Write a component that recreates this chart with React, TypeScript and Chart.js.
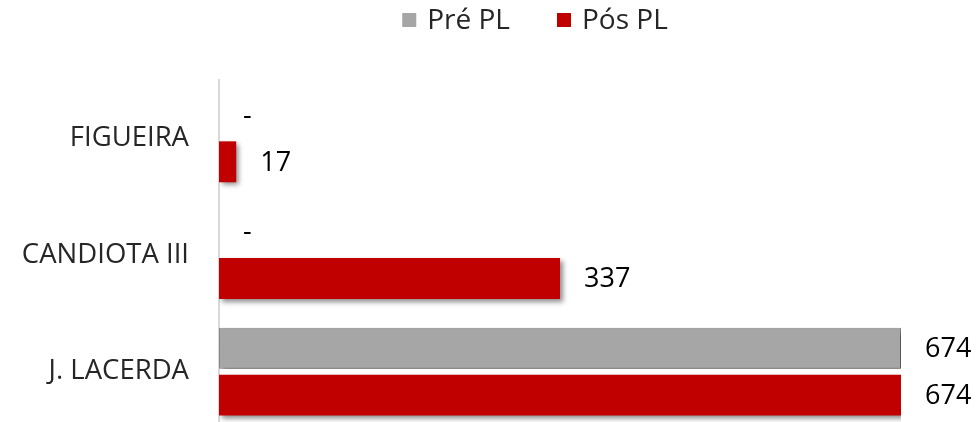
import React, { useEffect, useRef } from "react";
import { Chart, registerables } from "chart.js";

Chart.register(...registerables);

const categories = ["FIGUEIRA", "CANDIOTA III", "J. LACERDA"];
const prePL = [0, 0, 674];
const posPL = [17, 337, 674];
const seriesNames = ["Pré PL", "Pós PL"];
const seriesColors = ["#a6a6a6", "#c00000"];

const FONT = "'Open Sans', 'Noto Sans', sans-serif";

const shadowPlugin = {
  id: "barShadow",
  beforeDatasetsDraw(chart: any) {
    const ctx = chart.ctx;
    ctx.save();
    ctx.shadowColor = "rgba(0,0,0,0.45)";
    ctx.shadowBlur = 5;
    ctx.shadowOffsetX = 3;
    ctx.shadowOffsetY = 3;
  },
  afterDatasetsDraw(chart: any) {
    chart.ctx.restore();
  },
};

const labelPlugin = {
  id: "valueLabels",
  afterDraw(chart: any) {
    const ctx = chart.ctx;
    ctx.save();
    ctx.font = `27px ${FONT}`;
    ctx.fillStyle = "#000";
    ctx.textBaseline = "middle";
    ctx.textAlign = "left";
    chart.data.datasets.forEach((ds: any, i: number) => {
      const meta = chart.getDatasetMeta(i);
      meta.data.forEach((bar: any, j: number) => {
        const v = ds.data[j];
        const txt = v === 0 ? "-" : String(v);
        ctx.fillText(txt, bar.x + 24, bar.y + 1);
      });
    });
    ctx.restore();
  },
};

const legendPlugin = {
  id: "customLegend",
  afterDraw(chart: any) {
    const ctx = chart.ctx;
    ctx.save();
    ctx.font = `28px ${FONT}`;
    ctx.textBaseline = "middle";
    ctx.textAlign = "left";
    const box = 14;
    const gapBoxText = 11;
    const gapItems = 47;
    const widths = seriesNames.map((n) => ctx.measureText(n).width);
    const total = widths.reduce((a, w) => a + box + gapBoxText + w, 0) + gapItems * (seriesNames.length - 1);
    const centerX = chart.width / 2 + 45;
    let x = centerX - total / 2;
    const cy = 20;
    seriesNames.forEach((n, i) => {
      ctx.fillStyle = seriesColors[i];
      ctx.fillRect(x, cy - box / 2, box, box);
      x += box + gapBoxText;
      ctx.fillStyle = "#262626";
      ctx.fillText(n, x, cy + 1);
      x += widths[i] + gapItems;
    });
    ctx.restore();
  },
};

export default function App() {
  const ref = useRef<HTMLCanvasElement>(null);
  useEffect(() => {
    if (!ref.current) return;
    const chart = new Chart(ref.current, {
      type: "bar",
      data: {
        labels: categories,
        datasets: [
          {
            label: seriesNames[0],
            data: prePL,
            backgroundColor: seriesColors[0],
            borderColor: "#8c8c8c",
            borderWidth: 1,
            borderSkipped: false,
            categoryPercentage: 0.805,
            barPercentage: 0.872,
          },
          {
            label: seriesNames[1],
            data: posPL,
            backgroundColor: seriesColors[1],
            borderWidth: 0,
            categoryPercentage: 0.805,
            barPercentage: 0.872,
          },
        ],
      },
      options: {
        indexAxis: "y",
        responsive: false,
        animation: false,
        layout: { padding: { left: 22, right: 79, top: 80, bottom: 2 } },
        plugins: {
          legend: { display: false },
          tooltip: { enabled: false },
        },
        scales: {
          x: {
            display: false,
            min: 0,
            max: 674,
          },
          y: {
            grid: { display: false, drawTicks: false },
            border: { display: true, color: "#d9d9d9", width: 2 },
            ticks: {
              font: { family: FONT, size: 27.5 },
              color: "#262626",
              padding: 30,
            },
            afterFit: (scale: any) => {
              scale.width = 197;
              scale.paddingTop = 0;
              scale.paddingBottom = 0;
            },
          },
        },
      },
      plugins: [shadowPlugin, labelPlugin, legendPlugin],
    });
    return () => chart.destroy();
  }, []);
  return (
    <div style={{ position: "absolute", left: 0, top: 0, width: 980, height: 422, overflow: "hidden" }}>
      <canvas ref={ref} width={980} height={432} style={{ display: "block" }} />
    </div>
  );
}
==
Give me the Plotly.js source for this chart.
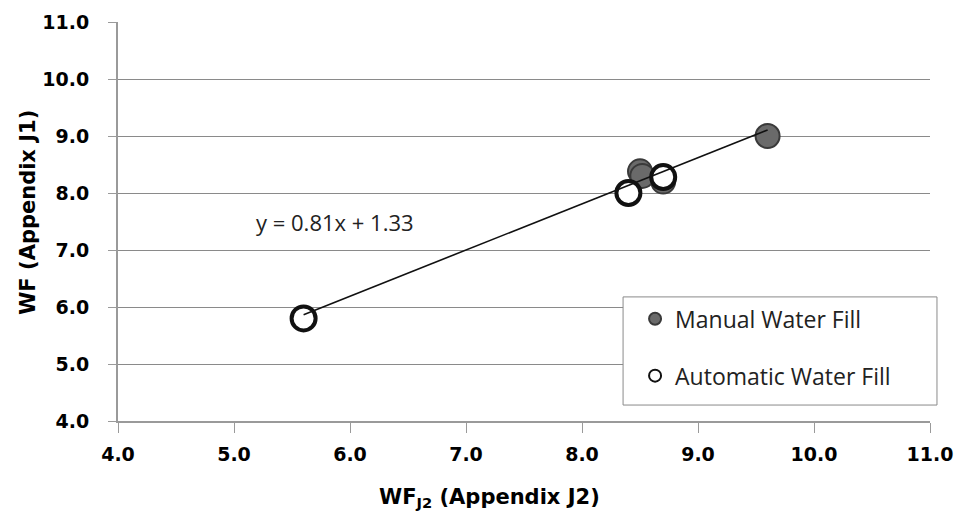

- _Your goal_
Skip all pictures. Retype exactly the span whose first line is the one with "Write a component" and whose last line is the one with "Chart.register(...registerables);".

- _The output_
Write a component that recreates this chart with React, TypeScript and Chart.js.
import React, { useEffect, useRef } from "react";
import { Chart, registerables } from "chart.js";

Chart.register(...registerables);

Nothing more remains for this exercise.